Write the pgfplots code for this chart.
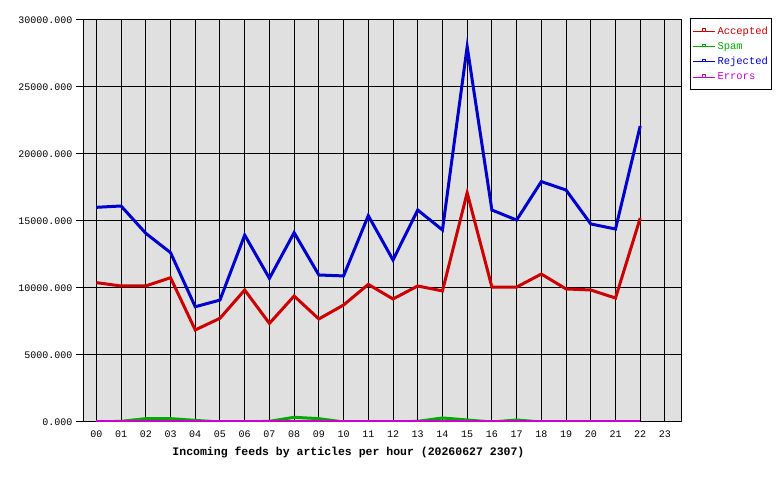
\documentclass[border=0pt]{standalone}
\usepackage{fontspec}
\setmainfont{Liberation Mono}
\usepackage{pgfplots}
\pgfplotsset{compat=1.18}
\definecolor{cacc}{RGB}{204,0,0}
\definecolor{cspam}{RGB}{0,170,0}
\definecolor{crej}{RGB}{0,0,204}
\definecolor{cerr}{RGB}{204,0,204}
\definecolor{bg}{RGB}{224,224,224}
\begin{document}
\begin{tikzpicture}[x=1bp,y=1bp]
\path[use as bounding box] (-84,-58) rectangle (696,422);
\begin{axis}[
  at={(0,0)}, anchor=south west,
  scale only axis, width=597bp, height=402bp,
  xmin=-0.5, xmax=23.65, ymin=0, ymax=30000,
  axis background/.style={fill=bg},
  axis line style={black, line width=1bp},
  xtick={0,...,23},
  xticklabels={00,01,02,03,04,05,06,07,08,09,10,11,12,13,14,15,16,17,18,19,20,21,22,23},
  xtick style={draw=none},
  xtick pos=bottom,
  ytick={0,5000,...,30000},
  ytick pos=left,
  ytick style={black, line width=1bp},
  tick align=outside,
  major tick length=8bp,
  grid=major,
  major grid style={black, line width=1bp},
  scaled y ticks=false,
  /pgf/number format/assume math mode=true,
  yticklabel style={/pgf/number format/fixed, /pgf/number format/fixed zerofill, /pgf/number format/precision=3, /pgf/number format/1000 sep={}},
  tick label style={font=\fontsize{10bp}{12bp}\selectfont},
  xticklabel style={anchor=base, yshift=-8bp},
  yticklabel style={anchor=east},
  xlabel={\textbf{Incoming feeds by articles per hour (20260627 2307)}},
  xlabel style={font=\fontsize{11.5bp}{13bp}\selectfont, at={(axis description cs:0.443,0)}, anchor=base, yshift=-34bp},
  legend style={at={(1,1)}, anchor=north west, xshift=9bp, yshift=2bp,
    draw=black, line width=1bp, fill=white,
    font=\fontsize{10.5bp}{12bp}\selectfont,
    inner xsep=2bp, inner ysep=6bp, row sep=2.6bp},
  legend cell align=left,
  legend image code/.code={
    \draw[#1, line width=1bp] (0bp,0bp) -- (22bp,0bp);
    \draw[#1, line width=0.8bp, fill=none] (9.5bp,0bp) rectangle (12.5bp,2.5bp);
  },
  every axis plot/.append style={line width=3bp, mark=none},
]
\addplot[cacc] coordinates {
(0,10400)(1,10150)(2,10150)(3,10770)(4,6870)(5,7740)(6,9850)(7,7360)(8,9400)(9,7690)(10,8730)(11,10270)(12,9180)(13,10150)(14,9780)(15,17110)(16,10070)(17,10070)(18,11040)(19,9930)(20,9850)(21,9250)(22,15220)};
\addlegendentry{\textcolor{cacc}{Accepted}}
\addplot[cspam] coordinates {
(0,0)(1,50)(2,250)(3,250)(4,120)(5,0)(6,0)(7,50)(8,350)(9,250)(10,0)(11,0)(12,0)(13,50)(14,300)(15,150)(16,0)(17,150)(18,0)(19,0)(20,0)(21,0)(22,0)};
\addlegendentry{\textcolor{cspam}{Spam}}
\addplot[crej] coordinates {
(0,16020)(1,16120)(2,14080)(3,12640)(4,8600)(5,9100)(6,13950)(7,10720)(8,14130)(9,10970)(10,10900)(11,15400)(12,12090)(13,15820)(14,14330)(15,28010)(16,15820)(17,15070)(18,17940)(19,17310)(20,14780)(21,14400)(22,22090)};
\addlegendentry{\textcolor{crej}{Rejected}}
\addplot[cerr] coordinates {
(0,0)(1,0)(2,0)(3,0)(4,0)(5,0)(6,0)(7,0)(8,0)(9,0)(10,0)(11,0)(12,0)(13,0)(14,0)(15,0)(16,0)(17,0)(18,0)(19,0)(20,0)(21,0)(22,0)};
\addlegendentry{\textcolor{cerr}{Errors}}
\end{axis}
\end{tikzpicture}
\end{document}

__Task directions__: Pictures are to be left out; repeat all the remaining data exactly.

__The answer__:
Write the pgfplots code for this chart.
\documentclass[border=0pt]{standalone}
\usepackage{fontspec}
\setmainfont{Liberation Mono}
\usepackage{pgfplots}
\pgfplotsset{compat=1.18}
\definecolor{cacc}{RGB}{204,0,0}
\definecolor{cspam}{RGB}{0,170,0}
\definecolor{crej}{RGB}{0,0,204}
\definecolor{cerr}{RGB}{204,0,204}
\definecolor{bg}{RGB}{224,224,224}
\begin{document}
\begin{tikzpicture}[x=1bp,y=1bp]
\path[use as bounding box] (-84,-58) rectangle (696,422);
\begin{axis}[
  at={(0,0)}, anchor=south west,
  scale only axis, width=597bp, height=402bp,
  xmin=-0.5, xmax=23.65, ymin=0, ymax=30000,
  axis background/.style={fill=bg},
  axis line style={black, line width=1bp},
  xtick={0,...,23},
  xticklabels={00,01,02,03,04,05,06,07,08,09,10,11,12,13,14,15,16,17,18,19,20,21,22,23},
  xtick style={draw=none},
  xtick pos=bottom,
  ytick={0,5000,...,30000},
  ytick pos=left,
  ytick style={black, line width=1bp},
  tick align=outside,
  major tick length=8bp,
  grid=major,
  major grid style={black, line width=1bp},
  scaled y ticks=false,
  /pgf/number format/assume math mode=true,
  yticklabel style={/pgf/number format/fixed, /pgf/number format/fixed zerofill, /pgf/number format/precision=3, /pgf/number format/1000 sep={}},
  tick label style={font=\fontsize{10bp}{12bp}\selectfont},
  xticklabel style={anchor=base, yshift=-8bp},
  yticklabel style={anchor=east},
  xlabel={\textbf{Incoming feeds by articles per hour (20260627 2307)}},
  xlabel style={font=\fontsize{11.5bp}{13bp}\selectfont, at={(axis description cs:0.443,0)}, anchor=base, yshift=-34bp},
  legend style={at={(1,1)}, anchor=north west, xshift=9bp, yshift=2bp,
    draw=black, line width=1bp, fill=white,
    font=\fontsize{10.5bp}{12bp}\selectfont,
    inner xsep=2bp, inner ysep=6bp, row sep=2.6bp},
  legend cell align=left,
  legend image code/.code={
    \draw[#1, line width=1bp] (0bp,0bp) -- (22bp,0bp);
    \draw[#1, line width=0.8bp, fill=none] (9.5bp,0bp) rectangle (12.5bp,2.5bp);
  },
  every axis plot/.append style={line width=3bp, mark=none},
]
\addplot[cacc] coordinates {
(0,10400)(1,10150)(2,10150)(3,10770)(4,6870)(5,7740)(6,9850)(7,7360)(8,9400)(9,7690)(10,8730)(11,10270)(12,9180)(13,10150)(14,9780)(15,17110)(16,10070)(17,10070)(18,11040)(19,9930)(20,9850)(21,9250)(22,15220)};
\addlegendentry{\textcolor{cacc}{Accepted}}
\addplot[cspam] coordinates {
(0,0)(1,50)(2,250)(3,250)(4,120)(5,0)(6,0)(7,50)(8,350)(9,250)(10,0)(11,0)(12,0)(13,50)(14,300)(15,150)(16,0)(17,150)(18,0)(19,0)(20,0)(21,0)(22,0)};
\addlegendentry{\textcolor{cspam}{Spam}}
\addplot[crej] coordinates {
(0,16020)(1,16120)(2,14080)(3,12640)(4,8600)(5,9100)(6,13950)(7,10720)(8,14130)(9,10970)(10,10900)(11,15400)(12,12090)(13,15820)(14,14330)(15,28010)(16,15820)(17,15070)(18,17940)(19,17310)(20,14780)(21,14400)(22,22090)};
\addlegendentry{\textcolor{crej}{Rejected}}
\addplot[cerr] coordinates {
(0,0)(1,0)(2,0)(3,0)(4,0)(5,0)(6,0)(7,0)(8,0)(9,0)(10,0)(11,0)(12,0)(13,0)(14,0)(15,0)(16,0)(17,0)(18,0)(19,0)(20,0)(21,0)(22,0)};
\addlegendentry{\textcolor{cerr}{Errors}}
\end{axis}
\end{tikzpicture}
\end{document}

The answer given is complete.